- DVD cover
- Directed by: Mahesh Babu
- Screenplay by: Mahesh Babu
- Story by: Janardhana Maharshi
- Produced by: B G Babu Reddy
- Starring: Darshan Aarti Thakur
- Cinematography: Ramesh Babu
- Edited by: Kiran Kumar K L
- Music by: V. Harikrishna
- Production company: Nithin Productions
- Release date: 2 October 2009;
- Running time: 140 minutes
- Country: India
- Language: Kannada

= Abhay (2009 film) =

Abhay is a 2009 Indian Kannada-language masala film directed by Mahesh Babu and produced by Babu Reddy under Nithin Productions banner. The film stars Darshan and Aarti Thakur in the lead roles, while Pradeep Rawat, Om Prakash Rao and Salim Baig appear in pivotial roles.

==Cast==
- Darshan as Abhay
- Aarti Thakur as Aarti
- Pradeep Rawat as MLA Narasimha Murthy
- Om Prakash Rao as Shastri
- Salim Baig as Paandu, MLA Narasimha's brother
- Mangalore Suresh

==Production ==
Miss India World 2006 Aarti Thakur made her debut with this film. The film was shot in Bangalore, Bangkok, Mysore and Switzerland. Filming was completed in mid-2009.

==Soundtrack==
All the songs are composed and scored by V. Harikrishna.

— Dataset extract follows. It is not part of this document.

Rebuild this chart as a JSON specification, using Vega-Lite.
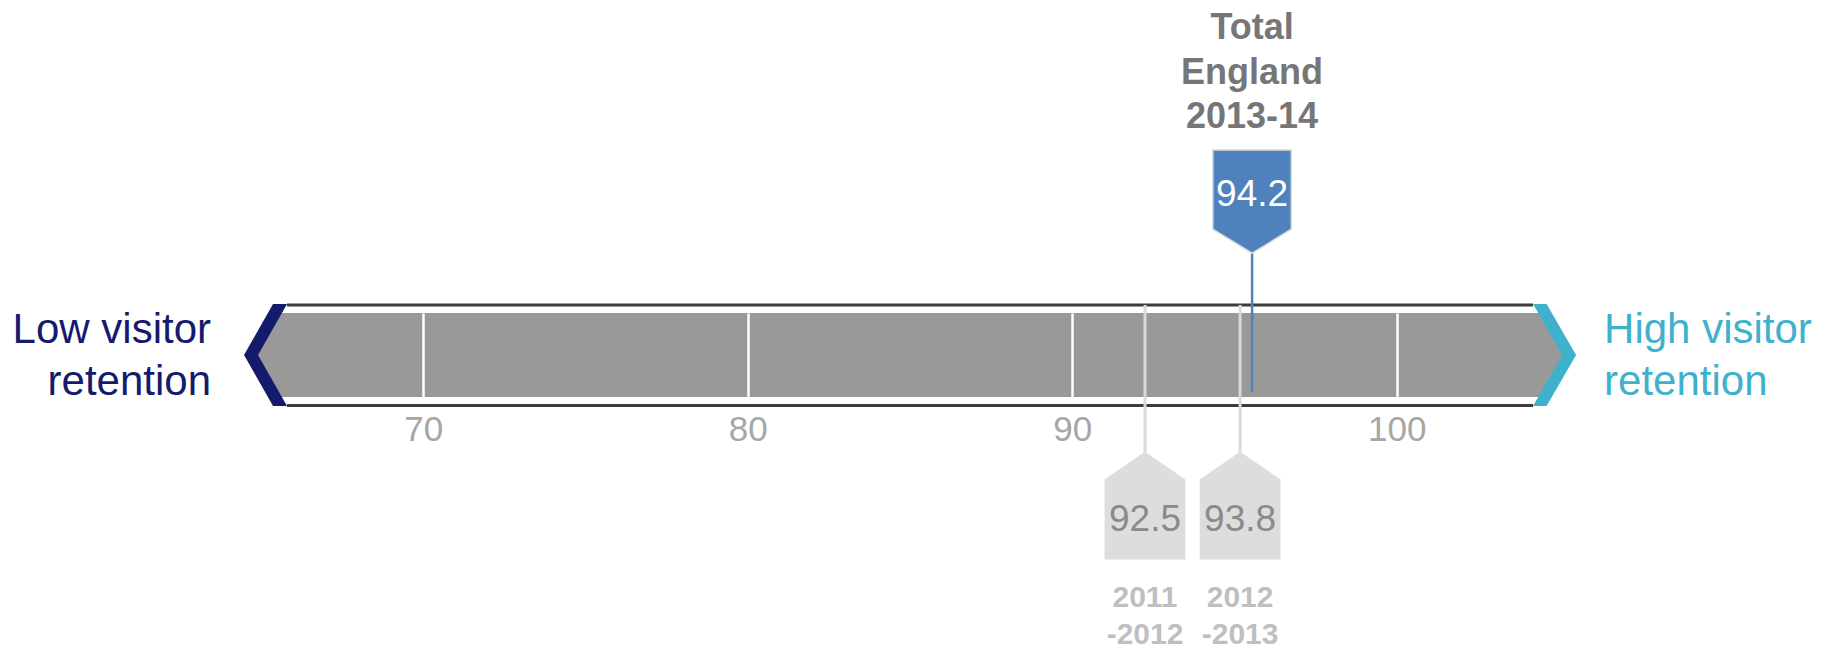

| Sl No | Song title | Singer(s) | Lyricist |
|---|---|---|---|
| 1 | "Baanu Kempadante" | Sunitha Goparaju | Jayanth Kaikini |
| 2 | "Yaako Eno" | Sonu Nigam | V. Nagendra Prasad |
| 3 | "Neene Kane" | Tippu, Anuradha Bhat | Kaviraj |
| 4 | "Shaane Bhoga" | Malgudi Subha | V. Nagendra Prasad |
| 5 | "Yammo Mayammo" | Rajesh Krishnan | V. Nagendra Prasad |
| 6 | "Abhay is Crazy" | Karthik | V. Nagendra Prasad |

== Reception ==
Sify gave 3/5 stars and wrote "Darshan is back with yet another formula film. The film is a mix of stale plots and unrewarding scenes." The Times of India gave 3/5 stars and wrote "This film, directed by Mahesh Babu, has a masala mix of fights, romance, drama and action that's strictly for Darshan fans." R. G. Vijayasarathy of Rediff gave 2/5 stars and wrote "Abhay is strictly meant for Darshan fans." Bangalore Mirror wrote "A film that will appeal only to Darshan fans but not in a way that they would want to pay and watch again."